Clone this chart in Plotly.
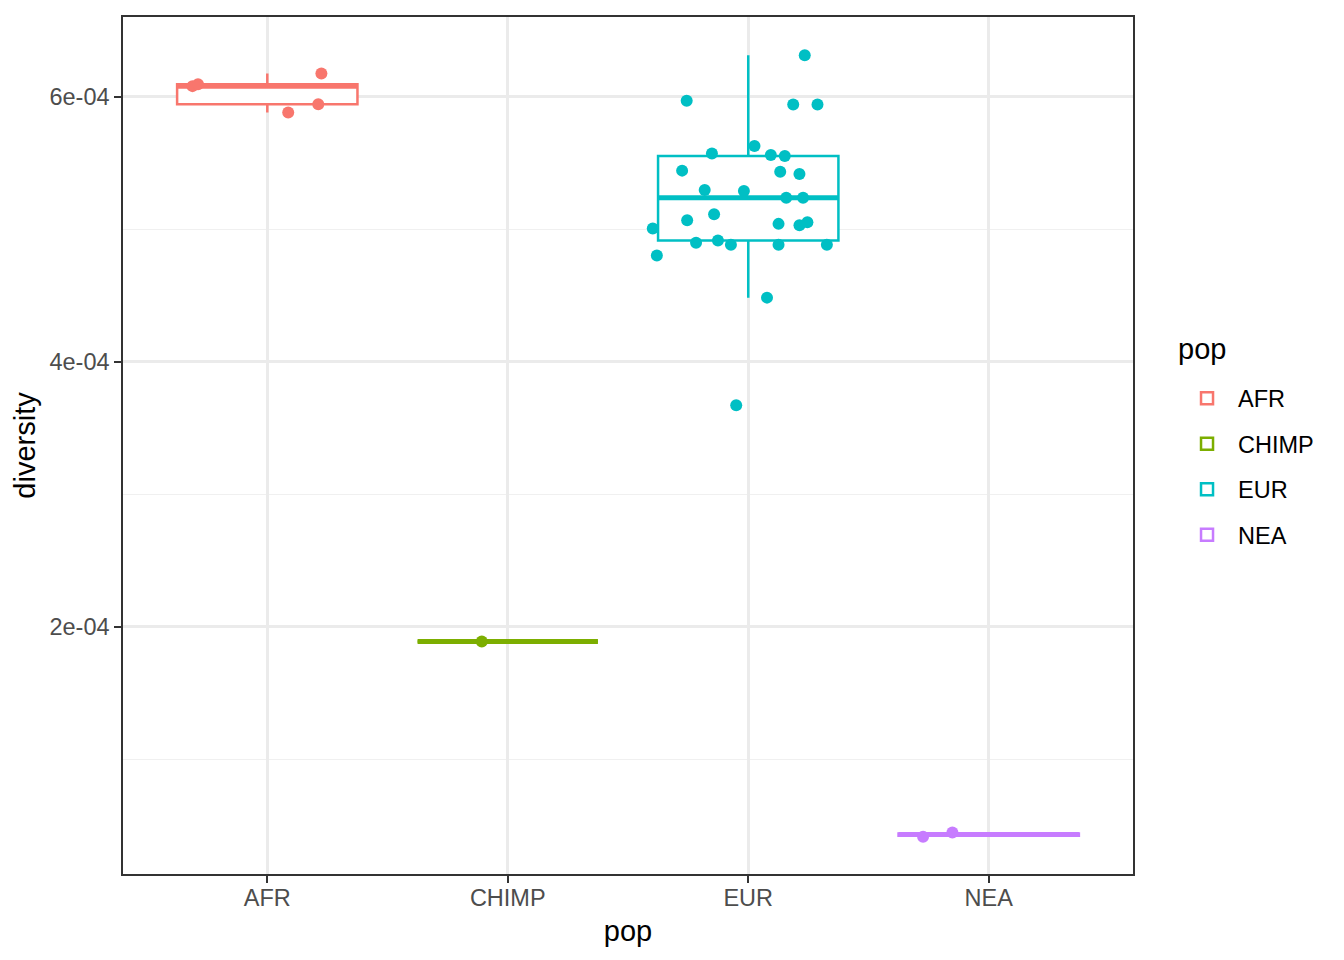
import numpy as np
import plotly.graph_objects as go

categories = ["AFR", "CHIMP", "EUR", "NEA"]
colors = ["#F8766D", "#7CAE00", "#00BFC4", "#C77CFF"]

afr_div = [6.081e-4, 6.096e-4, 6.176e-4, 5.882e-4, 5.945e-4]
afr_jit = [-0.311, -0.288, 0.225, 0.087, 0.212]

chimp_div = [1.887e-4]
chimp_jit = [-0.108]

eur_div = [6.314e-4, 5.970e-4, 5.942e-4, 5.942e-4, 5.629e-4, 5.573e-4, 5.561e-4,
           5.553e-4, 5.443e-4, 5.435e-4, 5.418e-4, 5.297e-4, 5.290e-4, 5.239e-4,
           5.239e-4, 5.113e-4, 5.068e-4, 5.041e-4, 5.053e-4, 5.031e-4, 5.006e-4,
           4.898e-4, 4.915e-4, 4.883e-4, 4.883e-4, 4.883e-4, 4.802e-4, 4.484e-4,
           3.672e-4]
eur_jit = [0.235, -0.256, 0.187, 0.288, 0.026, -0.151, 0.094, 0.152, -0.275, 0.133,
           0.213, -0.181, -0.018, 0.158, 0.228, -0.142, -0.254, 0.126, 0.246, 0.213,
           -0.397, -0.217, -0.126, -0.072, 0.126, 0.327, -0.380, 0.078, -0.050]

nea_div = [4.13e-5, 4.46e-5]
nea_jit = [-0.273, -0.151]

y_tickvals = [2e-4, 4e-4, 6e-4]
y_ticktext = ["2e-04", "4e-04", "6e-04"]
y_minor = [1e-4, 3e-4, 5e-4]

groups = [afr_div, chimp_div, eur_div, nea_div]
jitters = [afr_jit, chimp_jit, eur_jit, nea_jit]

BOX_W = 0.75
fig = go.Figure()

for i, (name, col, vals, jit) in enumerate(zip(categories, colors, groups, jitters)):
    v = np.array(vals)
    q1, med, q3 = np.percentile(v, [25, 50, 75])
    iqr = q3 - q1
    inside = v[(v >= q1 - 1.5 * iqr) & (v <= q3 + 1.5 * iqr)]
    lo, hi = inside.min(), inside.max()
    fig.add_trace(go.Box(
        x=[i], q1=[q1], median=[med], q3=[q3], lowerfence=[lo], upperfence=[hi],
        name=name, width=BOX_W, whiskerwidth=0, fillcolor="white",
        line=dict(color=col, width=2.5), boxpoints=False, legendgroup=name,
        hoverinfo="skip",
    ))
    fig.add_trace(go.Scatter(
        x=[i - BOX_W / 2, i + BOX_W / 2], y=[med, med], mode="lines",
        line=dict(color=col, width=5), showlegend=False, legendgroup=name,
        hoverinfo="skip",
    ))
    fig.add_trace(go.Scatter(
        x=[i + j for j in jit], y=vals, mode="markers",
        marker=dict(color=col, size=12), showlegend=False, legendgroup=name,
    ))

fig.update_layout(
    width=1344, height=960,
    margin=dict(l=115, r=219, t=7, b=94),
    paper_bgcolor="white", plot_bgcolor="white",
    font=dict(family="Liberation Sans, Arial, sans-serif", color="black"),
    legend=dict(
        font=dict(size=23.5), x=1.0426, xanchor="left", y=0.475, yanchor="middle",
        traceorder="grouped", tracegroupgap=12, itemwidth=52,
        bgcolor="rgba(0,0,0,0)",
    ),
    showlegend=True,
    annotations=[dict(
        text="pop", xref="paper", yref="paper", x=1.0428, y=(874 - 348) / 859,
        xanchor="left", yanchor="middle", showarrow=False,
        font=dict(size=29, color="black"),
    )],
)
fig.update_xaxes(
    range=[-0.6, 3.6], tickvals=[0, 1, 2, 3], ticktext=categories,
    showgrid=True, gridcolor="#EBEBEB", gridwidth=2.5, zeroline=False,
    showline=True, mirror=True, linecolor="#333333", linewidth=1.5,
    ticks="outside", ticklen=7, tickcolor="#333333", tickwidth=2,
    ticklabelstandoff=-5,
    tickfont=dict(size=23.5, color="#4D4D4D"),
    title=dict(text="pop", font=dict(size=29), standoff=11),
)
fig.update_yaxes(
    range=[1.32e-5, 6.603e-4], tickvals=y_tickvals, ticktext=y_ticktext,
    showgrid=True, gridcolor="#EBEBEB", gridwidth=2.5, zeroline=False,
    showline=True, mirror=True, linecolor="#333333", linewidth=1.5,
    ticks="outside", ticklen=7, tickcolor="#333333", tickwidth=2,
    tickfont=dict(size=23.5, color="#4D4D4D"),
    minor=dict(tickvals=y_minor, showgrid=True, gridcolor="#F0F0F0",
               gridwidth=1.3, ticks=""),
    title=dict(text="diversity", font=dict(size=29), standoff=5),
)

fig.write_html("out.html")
_ _ _ _ _
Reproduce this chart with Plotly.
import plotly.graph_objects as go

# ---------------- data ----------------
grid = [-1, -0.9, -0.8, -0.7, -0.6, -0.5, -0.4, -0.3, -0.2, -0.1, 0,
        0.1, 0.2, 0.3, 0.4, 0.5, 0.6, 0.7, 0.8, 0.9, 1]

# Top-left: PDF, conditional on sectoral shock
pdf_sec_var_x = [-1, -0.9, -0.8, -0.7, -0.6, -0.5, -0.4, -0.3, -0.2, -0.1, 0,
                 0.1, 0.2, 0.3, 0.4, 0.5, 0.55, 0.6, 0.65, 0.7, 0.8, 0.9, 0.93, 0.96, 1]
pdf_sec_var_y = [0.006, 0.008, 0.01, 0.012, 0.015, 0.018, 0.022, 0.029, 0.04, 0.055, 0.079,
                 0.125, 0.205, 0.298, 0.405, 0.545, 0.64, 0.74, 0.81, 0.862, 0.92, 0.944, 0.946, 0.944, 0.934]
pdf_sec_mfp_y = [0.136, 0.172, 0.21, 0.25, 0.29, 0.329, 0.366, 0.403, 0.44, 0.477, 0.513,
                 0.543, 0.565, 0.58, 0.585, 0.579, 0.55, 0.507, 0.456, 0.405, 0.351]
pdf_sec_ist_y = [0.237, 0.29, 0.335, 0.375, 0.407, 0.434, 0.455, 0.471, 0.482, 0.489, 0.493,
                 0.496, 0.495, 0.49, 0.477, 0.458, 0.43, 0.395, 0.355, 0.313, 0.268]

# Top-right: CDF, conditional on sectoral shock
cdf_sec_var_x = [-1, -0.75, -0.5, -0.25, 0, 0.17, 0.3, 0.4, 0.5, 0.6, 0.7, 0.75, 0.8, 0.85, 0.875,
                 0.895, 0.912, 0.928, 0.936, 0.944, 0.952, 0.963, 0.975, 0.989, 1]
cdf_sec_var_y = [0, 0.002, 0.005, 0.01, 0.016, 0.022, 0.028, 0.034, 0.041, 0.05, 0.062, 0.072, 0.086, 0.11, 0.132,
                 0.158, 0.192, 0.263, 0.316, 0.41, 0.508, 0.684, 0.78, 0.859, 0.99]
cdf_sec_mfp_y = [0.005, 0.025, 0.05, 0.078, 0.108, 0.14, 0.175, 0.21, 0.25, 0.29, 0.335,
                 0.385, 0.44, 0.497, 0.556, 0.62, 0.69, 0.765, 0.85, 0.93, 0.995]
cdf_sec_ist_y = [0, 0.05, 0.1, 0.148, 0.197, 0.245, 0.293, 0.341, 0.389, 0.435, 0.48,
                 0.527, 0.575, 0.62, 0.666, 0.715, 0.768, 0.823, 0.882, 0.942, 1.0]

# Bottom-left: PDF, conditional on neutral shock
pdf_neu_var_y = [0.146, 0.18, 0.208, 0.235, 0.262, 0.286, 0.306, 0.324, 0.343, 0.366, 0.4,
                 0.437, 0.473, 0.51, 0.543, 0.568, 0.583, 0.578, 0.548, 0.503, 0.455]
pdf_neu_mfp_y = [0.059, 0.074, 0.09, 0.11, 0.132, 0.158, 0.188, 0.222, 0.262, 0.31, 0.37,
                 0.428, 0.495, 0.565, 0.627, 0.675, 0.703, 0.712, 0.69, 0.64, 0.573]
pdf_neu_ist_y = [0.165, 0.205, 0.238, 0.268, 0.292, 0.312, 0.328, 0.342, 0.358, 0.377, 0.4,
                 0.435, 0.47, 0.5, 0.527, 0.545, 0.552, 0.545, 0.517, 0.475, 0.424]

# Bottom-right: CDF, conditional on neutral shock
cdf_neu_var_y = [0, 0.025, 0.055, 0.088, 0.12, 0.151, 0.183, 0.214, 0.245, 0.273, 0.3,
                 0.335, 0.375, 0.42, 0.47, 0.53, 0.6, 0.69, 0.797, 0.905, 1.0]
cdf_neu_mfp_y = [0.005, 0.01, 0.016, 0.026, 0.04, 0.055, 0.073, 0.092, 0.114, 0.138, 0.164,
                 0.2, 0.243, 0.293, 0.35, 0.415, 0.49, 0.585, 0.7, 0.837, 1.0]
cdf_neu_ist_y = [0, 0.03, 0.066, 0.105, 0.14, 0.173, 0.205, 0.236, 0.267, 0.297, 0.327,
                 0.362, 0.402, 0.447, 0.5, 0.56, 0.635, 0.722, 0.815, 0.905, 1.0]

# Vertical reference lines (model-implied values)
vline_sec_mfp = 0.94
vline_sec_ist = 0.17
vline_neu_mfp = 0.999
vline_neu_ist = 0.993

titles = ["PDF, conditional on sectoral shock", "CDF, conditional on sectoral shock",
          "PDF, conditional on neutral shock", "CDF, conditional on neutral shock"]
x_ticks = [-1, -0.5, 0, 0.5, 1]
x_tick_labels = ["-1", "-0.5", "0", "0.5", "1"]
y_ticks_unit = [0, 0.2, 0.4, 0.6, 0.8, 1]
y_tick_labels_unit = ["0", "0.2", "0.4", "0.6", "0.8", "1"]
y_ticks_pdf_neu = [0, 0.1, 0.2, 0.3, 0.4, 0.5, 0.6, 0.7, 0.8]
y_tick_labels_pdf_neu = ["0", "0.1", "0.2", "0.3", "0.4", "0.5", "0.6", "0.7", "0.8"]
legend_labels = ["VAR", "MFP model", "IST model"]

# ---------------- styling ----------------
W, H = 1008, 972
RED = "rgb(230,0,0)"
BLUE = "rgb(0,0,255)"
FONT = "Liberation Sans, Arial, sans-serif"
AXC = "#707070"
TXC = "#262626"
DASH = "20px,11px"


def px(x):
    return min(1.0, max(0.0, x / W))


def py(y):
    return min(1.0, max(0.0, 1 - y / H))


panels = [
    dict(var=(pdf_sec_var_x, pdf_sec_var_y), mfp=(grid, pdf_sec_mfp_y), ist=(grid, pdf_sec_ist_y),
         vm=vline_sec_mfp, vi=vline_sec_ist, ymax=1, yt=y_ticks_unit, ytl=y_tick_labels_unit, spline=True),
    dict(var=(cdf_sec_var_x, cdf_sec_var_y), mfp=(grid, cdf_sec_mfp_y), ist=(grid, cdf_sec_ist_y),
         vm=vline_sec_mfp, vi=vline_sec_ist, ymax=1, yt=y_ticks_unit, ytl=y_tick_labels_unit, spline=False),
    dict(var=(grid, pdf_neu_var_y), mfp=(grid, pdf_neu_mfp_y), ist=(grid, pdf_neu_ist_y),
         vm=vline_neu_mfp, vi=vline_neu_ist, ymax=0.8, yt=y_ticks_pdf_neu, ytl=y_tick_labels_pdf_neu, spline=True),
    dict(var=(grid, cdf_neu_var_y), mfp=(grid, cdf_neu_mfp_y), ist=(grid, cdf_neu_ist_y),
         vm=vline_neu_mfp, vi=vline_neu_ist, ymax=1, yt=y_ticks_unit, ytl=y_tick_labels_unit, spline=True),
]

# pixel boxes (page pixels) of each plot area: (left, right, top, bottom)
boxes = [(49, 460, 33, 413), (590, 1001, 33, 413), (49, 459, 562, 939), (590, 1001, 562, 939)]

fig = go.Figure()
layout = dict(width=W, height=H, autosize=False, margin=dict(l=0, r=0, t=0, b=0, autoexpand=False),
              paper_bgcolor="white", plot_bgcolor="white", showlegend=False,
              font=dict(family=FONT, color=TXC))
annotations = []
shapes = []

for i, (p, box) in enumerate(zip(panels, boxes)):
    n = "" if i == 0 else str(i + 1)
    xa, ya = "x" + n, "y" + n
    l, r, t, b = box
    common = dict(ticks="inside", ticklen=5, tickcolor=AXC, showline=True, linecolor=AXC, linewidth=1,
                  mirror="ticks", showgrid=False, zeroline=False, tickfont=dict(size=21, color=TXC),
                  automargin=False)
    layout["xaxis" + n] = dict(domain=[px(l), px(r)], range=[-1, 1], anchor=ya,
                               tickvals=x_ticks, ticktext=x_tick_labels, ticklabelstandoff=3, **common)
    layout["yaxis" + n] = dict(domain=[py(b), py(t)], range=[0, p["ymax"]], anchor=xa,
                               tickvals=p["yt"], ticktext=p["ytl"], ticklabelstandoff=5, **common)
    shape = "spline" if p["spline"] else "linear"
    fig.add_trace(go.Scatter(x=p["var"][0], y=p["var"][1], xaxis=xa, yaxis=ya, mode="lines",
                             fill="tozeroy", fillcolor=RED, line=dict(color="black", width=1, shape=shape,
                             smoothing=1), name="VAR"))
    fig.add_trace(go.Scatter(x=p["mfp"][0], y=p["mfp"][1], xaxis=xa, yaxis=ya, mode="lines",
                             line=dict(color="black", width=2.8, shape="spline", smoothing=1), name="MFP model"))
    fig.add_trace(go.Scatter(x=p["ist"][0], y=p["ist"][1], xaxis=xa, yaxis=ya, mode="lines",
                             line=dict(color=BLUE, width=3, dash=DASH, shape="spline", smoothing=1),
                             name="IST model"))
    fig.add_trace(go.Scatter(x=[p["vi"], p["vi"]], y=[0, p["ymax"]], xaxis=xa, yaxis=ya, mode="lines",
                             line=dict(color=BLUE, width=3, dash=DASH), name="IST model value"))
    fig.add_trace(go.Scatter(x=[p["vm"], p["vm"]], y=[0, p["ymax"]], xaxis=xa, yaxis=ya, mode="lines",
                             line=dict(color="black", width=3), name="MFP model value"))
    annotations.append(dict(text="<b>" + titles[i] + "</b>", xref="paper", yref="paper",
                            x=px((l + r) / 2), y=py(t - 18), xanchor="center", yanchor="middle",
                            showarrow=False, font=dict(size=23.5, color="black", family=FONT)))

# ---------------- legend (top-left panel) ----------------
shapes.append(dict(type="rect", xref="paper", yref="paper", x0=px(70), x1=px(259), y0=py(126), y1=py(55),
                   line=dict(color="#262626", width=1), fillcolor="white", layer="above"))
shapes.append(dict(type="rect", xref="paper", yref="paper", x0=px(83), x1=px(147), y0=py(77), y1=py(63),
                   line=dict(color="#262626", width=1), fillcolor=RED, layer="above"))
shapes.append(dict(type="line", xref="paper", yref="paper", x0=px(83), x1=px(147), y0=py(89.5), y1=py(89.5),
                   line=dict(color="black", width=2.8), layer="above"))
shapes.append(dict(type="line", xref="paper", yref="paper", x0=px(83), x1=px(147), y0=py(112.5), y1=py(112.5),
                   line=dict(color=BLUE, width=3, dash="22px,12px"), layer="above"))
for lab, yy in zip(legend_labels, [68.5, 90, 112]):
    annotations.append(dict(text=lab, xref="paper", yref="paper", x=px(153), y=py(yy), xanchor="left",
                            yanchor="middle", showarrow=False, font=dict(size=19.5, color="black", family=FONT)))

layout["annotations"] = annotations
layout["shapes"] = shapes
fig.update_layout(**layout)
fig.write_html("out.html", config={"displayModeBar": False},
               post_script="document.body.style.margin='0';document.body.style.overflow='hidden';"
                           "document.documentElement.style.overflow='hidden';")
_ _ _ _ _
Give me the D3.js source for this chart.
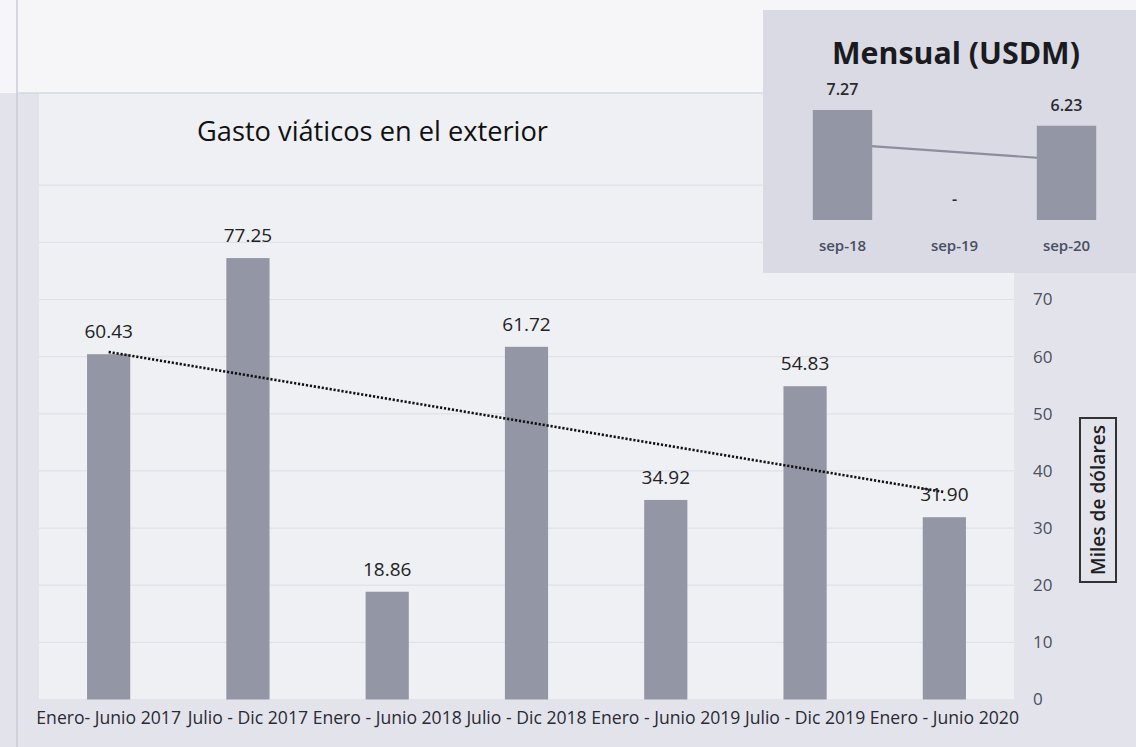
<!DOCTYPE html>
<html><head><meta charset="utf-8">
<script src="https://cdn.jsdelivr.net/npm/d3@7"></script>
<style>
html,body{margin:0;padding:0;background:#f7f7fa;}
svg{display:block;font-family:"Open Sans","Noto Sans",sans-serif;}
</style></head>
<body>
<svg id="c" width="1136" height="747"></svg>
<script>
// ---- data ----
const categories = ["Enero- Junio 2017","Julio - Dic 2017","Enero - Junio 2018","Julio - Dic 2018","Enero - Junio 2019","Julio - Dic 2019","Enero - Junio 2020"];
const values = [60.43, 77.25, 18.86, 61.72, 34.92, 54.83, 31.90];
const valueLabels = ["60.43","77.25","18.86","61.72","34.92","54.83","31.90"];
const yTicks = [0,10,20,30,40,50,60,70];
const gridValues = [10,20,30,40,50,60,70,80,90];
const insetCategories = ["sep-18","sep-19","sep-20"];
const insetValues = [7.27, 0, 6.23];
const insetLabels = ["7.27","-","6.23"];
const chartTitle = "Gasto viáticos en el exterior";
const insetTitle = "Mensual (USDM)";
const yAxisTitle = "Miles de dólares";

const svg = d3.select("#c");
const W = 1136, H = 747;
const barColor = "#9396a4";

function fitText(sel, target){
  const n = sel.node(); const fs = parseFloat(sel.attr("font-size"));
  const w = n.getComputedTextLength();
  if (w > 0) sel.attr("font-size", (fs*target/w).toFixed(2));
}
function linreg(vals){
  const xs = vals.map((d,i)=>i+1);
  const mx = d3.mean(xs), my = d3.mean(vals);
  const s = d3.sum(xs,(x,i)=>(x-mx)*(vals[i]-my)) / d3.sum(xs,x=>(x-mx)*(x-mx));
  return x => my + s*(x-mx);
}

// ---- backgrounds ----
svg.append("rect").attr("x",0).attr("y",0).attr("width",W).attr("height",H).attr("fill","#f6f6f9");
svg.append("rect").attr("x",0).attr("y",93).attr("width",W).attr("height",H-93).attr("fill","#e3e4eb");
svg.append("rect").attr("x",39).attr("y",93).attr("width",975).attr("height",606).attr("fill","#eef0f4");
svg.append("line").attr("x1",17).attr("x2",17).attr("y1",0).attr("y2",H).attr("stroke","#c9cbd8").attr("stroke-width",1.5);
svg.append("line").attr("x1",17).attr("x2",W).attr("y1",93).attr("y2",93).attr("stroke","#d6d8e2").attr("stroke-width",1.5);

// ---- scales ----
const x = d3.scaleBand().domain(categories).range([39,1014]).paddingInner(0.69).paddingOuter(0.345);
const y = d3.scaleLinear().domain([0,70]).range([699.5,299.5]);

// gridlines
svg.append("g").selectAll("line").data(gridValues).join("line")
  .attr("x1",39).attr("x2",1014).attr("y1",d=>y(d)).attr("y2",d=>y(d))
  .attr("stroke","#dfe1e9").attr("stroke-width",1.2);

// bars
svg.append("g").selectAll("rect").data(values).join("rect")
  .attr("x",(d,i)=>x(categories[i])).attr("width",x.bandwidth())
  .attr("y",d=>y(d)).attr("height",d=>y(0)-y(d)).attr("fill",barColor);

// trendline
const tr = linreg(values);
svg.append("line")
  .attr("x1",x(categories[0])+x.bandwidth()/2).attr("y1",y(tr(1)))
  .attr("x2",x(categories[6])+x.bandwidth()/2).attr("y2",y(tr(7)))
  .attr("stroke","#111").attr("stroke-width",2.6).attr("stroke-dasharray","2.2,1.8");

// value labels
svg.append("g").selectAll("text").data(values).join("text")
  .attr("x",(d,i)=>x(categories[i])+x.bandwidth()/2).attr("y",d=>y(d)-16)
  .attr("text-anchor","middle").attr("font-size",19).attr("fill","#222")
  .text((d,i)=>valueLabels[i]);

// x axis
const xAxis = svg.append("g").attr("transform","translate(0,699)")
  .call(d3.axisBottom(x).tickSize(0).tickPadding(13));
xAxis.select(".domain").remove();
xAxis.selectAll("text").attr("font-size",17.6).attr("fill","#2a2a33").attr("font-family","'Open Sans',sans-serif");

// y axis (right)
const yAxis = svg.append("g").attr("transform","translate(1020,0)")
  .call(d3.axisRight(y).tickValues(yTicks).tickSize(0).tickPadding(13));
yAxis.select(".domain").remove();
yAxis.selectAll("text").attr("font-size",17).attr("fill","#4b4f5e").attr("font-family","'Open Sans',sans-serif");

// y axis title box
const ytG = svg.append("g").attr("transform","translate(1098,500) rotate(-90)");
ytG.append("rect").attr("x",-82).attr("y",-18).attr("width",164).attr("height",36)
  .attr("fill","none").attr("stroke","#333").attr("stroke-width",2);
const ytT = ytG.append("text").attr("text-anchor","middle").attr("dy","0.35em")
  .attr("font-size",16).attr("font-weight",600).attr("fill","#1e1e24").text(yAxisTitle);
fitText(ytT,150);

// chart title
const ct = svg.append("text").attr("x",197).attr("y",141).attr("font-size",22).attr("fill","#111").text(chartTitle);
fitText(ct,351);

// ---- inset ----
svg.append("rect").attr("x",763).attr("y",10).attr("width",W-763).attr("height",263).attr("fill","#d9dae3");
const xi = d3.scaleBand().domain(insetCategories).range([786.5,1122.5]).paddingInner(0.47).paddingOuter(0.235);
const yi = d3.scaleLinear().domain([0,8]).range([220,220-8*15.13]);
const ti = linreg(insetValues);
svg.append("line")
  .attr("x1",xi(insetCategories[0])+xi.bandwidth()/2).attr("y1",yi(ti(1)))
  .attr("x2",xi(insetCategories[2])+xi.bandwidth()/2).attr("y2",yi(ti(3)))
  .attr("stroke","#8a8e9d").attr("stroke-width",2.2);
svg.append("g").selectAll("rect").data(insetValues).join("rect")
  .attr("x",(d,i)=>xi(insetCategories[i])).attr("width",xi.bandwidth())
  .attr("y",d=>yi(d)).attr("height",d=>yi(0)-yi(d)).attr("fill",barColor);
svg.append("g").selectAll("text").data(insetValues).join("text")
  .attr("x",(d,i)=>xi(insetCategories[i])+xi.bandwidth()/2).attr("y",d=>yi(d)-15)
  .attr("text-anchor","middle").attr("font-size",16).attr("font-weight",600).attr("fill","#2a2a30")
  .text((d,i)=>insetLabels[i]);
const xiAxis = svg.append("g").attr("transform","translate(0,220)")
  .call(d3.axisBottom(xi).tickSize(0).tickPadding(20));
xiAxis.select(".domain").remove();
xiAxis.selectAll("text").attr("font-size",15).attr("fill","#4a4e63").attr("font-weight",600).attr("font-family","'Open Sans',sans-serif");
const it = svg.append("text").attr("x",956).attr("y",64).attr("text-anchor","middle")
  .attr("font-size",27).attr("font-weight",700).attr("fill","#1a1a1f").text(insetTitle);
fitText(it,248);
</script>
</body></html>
_ _ _ _ _
Copy exactly the part of the material above that opens with the line containing "Clone this chart in Plotly." and closes with the line containing "chimp_jit = [-0.108]", ends included. Drop the images.

Result of the exercise:
Clone this chart in Plotly.
import numpy as np
import plotly.graph_objects as go

categories = ["AFR", "CHIMP", "EUR", "NEA"]
colors = ["#F8766D", "#7CAE00", "#00BFC4", "#C77CFF"]

afr_div = [6.081e-4, 6.096e-4, 6.176e-4, 5.882e-4, 5.945e-4]
afr_jit = [-0.311, -0.288, 0.225, 0.087, 0.212]

chimp_div = [1.887e-4]
chimp_jit = [-0.108]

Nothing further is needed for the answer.